_WORK TO COMPLETE_.
Copy the listing verbatim, excluding any images found in it.

_PROVIDED DATA_.
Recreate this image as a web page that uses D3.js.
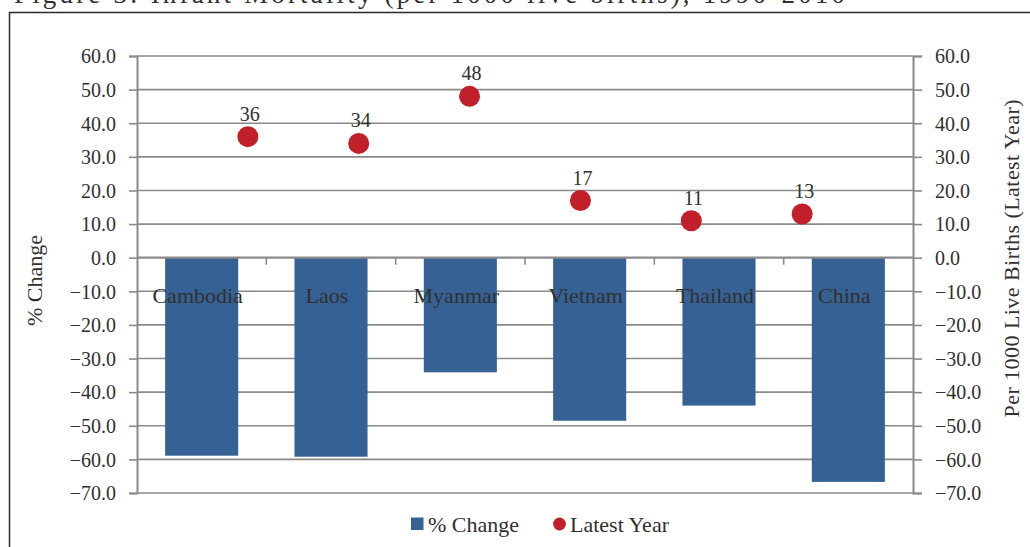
<!DOCTYPE html>
<html>
<head>
<meta charset="utf-8">
<script src="https://cdn.jsdelivr.net/npm/d3@7"></script>
<style>
  html, body { margin: 0; padding: 0; background: #fff; }
  svg { display: block; }
  text { font-family: "Liberation Serif", "Times New Roman", serif; fill: #303030; }
</style>
</head>
<body>
<svg id="chart" width="1030" height="547"></svg>
<script>
// Infant mortality: % change (bars) and latest-year rate per 1000 live births (dots)
const categories = ["Cambodia", "Laos", "Myanmar", "Vietnam", "Thailand", "China"];
const pctChange = [-58.9, -59.2, -34.1, -48.5, -44.0, -66.7];
const latestYear = [36, 34, 48, 17, 11, 13];
const yTicks = [60, 50, 40, 30, 20, 10, 0, -10, -20, -30, -40, -50, -60, -70];
const seriesNames = ["% Change", "Latest Year"];
const titleText = "Figure 3: Infant Mortality (per 1000 live births), 1990-2010";
const leftTitle = "%  Change";
const rightTitle = "Per 1000 Live Births (Latest Year)";

const svg = d3.select("#chart");
const plot = { left: 137, right: 913, top: 56, bottom: 493 };
const barColor = "#366194";
const dotColor = "#C1202A";
const gridColor = "#8a8a8a";
const serif = "'Liberation Serif', 'Times New Roman', serif";

// Outer frame and figure caption running off the top edge
svg.append("rect")
  .attr("x", 9.5).attr("y", 12.5)
  .attr("width", 1100).attr("height", 700)
  .attr("fill", "none").attr("stroke", "#2a2a2a").attr("stroke-width", 1.5);

svg.append("text")
  .attr("x", 14).attr("y", 2.5)
  .attr("textLength", 831).attr("lengthAdjust", "spacing")
  .style("font-size", "27px")
  .text(titleText);

const y = d3.scaleLinear().domain([-70, 60]).range([plot.bottom, plot.top]);
const x = d3.scaleBand().domain(categories).range([plot.left, plot.right])
  .paddingInner(0.435).paddingOuter(0.2175);
// Secondary horizontal scale used by the dot series
const xDot = d3.scaleLinear().domain([0, categories.length + 1]).range([plot.left, plot.right]);

// Horizontal gridlines
svg.append("g")
  .selectAll("line")
  .data(yTicks.filter(d => d !== 0))
  .join("line")
  .attr("x1", plot.left).attr("x2", plot.right)
  .attr("y1", d => y(d)).attr("y2", d => y(d))
  .attr("stroke", gridColor).attr("stroke-width", 1.6);

function styleAxis(g) {
  g.attr("font-family", serif);
  g.select(".domain").attr("stroke", gridColor).attr("stroke-width", 2);
  g.selectAll(".tick line").attr("stroke", gridColor).attr("stroke-width", 1.6);
  g.selectAll(".tick text")
    .style("font-size", "20px").style("font-family", serif)
    .attr("fill", "#303030").attr("dy", "0.34em");
}

// Left axis
svg.append("g")
  .attr("transform", `translate(${plot.left},0)`)
  .call(d3.axisLeft(y).tickValues(yTicks).tickFormat(d3.format(".1f")).tickSize(8).tickPadding(13))
  .call(styleAxis);

// Right axis
svg.append("g")
  .attr("transform", `translate(${plot.right},0)`)
  .call(d3.axisRight(y).tickValues(yTicks).tickFormat(d3.format(".1f")).tickSize(9).tickPadding(13))
  .call(styleAxis);

// Bars
svg.append("g")
  .selectAll("rect")
  .data(categories.map((c, i) => ({ c, v: pctChange[i] })))
  .join("rect")
  .attr("x", d => x(d.c))
  .attr("width", x.bandwidth())
  .attr("y", d => y(Math.max(0, d.v)))
  .attr("height", d => Math.abs(y(d.v) - y(0)))
  .attr("fill", barColor);

// Category axis at zero
const step = x.step();
svg.append("line")
  .attr("x1", plot.left).attr("x2", plot.right)
  .attr("y1", y(0)).attr("y2", y(0))
  .attr("stroke", gridColor).attr("stroke-width", 2.2);
svg.append("g")
  .selectAll("line")
  .data(d3.range(1, categories.length))
  .join("line")
  .attr("x1", i => plot.left + i * step).attr("x2", i => plot.left + i * step)
  .attr("y1", y(0)).attr("y2", y(0) + 7)
  .attr("stroke", gridColor).attr("stroke-width", 1.6);

svg.append("g")
  .selectAll("text")
  .data(categories)
  .join("text")
  .attr("x", d => x(d) + x.bandwidth() / 2 - 4)
  .attr("y", y(0) + 45)
  .attr("text-anchor", "middle")
  .style("font-size", "22px")
  .text(d => d);

// Latest-year dots with value labels
const dots = categories.map((c, i) => ({ c, i, v: latestYear[i] }));
svg.append("g")
  .selectAll("circle")
  .data(dots)
  .join("circle")
  .attr("cx", d => xDot(d.i + 1))
  .attr("cy", d => y(d.v))
  .attr("r", 10.5)
  .attr("fill", dotColor);

svg.append("g")
  .selectAll("text")
  .data(dots)
  .join("text")
  .attr("x", d => xDot(d.i + 1) + 2)
  .attr("y", d => y(d.v) - 16)
  .attr("text-anchor", "middle")
  .style("font-size", "20px")
  .text(d => d.v);

// Axis titles
svg.append("text")
  .attr("transform", `translate(42,${(plot.top + plot.bottom) / 2 + 6}) rotate(-90)`)
  .attr("text-anchor", "middle")
  .style("font-size", "22px")
  .text(leftTitle);

svg.append("text")
  .attr("transform", `translate(1019,${(plot.top + plot.bottom) / 2 - 16}) rotate(-90)`)
  .attr("text-anchor", "middle")
  .style("font-size", "22px")
  .attr("textLength", 318).attr("lengthAdjust", "spacing")
  .text(rightTitle);

// Legend
const legend = svg.append("g");
legend.append("rect")
  .attr("x", 411).attr("y", 517.5).attr("width", 12.5).attr("height", 12.5)
  .attr("fill", barColor);
legend.append("text")
  .attr("x", 428).attr("y", 532)
  .style("font-size", "22px")
  .text(seriesNames[0]);
legend.append("circle")
  .attr("cx", 559.5).attr("cy", 524).attr("r", 6.4)
  .attr("fill", dotColor);
legend.append("text")
  .attr("x", 570).attr("y", 532)
  .style("font-size", "22px")
  .text(seriesNames[1]);
</script>
</body>
</html>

_FULL SOLUTION_.
Recreate this image as a web page that uses D3.js.
<!DOCTYPE html>
<html>
<head>
<meta charset="utf-8">
<script src="https://cdn.jsdelivr.net/npm/d3@7"></script>
<style>
  html, body { margin: 0; padding: 0; background: #fff; }
  svg { display: block; }
  text { font-family: "Liberation Serif", "Times New Roman", serif; fill: #303030; }
</style>
</head>
<body>
<svg id="chart" width="1030" height="547"></svg>
<script>
// Infant mortality: % change (bars) and latest-year rate per 1000 live births (dots)
const categories = ["Cambodia", "Laos", "Myanmar", "Vietnam", "Thailand", "China"];
const pctChange = [-58.9, -59.2, -34.1, -48.5, -44.0, -66.7];
const latestYear = [36, 34, 48, 17, 11, 13];
const yTicks = [60, 50, 40, 30, 20, 10, 0, -10, -20, -30, -40, -50, -60, -70];
const seriesNames = ["% Change", "Latest Year"];
const titleText = "Figure 3: Infant Mortality (per 1000 live births), 1990-2010";
const leftTitle = "%  Change";
const rightTitle = "Per 1000 Live Births (Latest Year)";

const svg = d3.select("#chart");
const plot = { left: 137, right: 913, top: 56, bottom: 493 };
const barColor = "#366194";
const dotColor = "#C1202A";
const gridColor = "#8a8a8a";
const serif = "'Liberation Serif', 'Times New Roman', serif";

// Outer frame and figure caption running off the top edge
svg.append("rect")
  .attr("x", 9.5).attr("y", 12.5)
  .attr("width", 1100).attr("height", 700)
  .attr("fill", "none").attr("stroke", "#2a2a2a").attr("stroke-width", 1.5);

svg.append("text")
  .attr("x", 14).attr("y", 2.5)
  .attr("textLength", 831).attr("lengthAdjust", "spacing")
  .style("font-size", "27px")
  .text(titleText);

const y = d3.scaleLinear().domain([-70, 60]).range([plot.bottom, plot.top]);
const x = d3.scaleBand().domain(categories).range([plot.left, plot.right])
  .paddingInner(0.435).paddingOuter(0.2175);
// Secondary horizontal scale used by the dot series
const xDot = d3.scaleLinear().domain([0, categories.length + 1]).range([plot.left, plot.right]);

// Horizontal gridlines
svg.append("g")
  .selectAll("line")
  .data(yTicks.filter(d => d !== 0))
  .join("line")
  .attr("x1", plot.left).attr("x2", plot.right)
  .attr("y1", d => y(d)).attr("y2", d => y(d))
  .attr("stroke", gridColor).attr("stroke-width", 1.6);

function styleAxis(g) {
  g.attr("font-family", serif);
  g.select(".domain").attr("stroke", gridColor).attr("stroke-width", 2);
  g.selectAll(".tick line").attr("stroke", gridColor).attr("stroke-width", 1.6);
  g.selectAll(".tick text")
    .style("font-size", "20px").style("font-family", serif)
    .attr("fill", "#303030").attr("dy", "0.34em");
}

// Left axis
svg.append("g")
  .attr("transform", `translate(${plot.left},0)`)
  .call(d3.axisLeft(y).tickValues(yTicks).tickFormat(d3.format(".1f")).tickSize(8).tickPadding(13))
  .call(styleAxis);

// Right axis
svg.append("g")
  .attr("transform", `translate(${plot.right},0)`)
  .call(d3.axisRight(y).tickValues(yTicks).tickFormat(d3.format(".1f")).tickSize(9).tickPadding(13))
  .call(styleAxis);

// Bars
svg.append("g")
  .selectAll("rect")
  .data(categories.map((c, i) => ({ c, v: pctChange[i] })))
  .join("rect")
  .attr("x", d => x(d.c))
  .attr("width", x.bandwidth())
  .attr("y", d => y(Math.max(0, d.v)))
  .attr("height", d => Math.abs(y(d.v) - y(0)))
  .attr("fill", barColor);

// Category axis at zero
const step = x.step();
svg.append("line")
  .attr("x1", plot.left).attr("x2", plot.right)
  .attr("y1", y(0)).attr("y2", y(0))
  .attr("stroke", gridColor).attr("stroke-width", 2.2);
svg.append("g")
  .selectAll("line")
  .data(d3.range(1, categories.length))
  .join("line")
  .attr("x1", i => plot.left + i * step).attr("x2", i => plot.left + i * step)
  .attr("y1", y(0)).attr("y2", y(0) + 7)
  .attr("stroke", gridColor).attr("stroke-width", 1.6);

svg.append("g")
  .selectAll("text")
  .data(categories)
  .join("text")
  .attr("x", d => x(d) + x.bandwidth() / 2 - 4)
  .attr("y", y(0) + 45)
  .attr("text-anchor", "middle")
  .style("font-size", "22px")
  .text(d => d);

// Latest-year dots with value labels
const dots = categories.map((c, i) => ({ c, i, v: latestYear[i] }));
svg.append("g")
  .selectAll("circle")
  .data(dots)
  .join("circle")
  .attr("cx", d => xDot(d.i + 1))
  .attr("cy", d => y(d.v))
  .attr("r", 10.5)
  .attr("fill", dotColor);

svg.append("g")
  .selectAll("text")
  .data(dots)
  .join("text")
  .attr("x", d => xDot(d.i + 1) + 2)
  .attr("y", d => y(d.v) - 16)
  .attr("text-anchor", "middle")
  .style("font-size", "20px")
  .text(d => d.v);

// Axis titles
svg.append("text")
  .attr("transform", `translate(42,${(plot.top + plot.bottom) / 2 + 6}) rotate(-90)`)
  .attr("text-anchor", "middle")
  .style("font-size", "22px")
  .text(leftTitle);

svg.append("text")
  .attr("transform", `translate(1019,${(plot.top + plot.bottom) / 2 - 16}) rotate(-90)`)
  .attr("text-anchor", "middle")
  .style("font-size", "22px")
  .attr("textLength", 318).attr("lengthAdjust", "spacing")
  .text(rightTitle);

// Legend
const legend = svg.append("g");
legend.append("rect")
  .attr("x", 411).attr("y", 517.5).attr("width", 12.5).attr("height", 12.5)
  .attr("fill", barColor);
legend.append("text")
  .attr("x", 428).attr("y", 532)
  .style("font-size", "22px")
  .text(seriesNames[0]);
legend.append("circle")
  .attr("cx", 559.5).attr("cy", 524).attr("r", 6.4)
  .attr("fill", dotColor);
legend.append("text")
  .attr("x", 570).attr("y", 532)
  .style("font-size", "22px")
  .text(seriesNames[1]);
</script>
</body>
</html>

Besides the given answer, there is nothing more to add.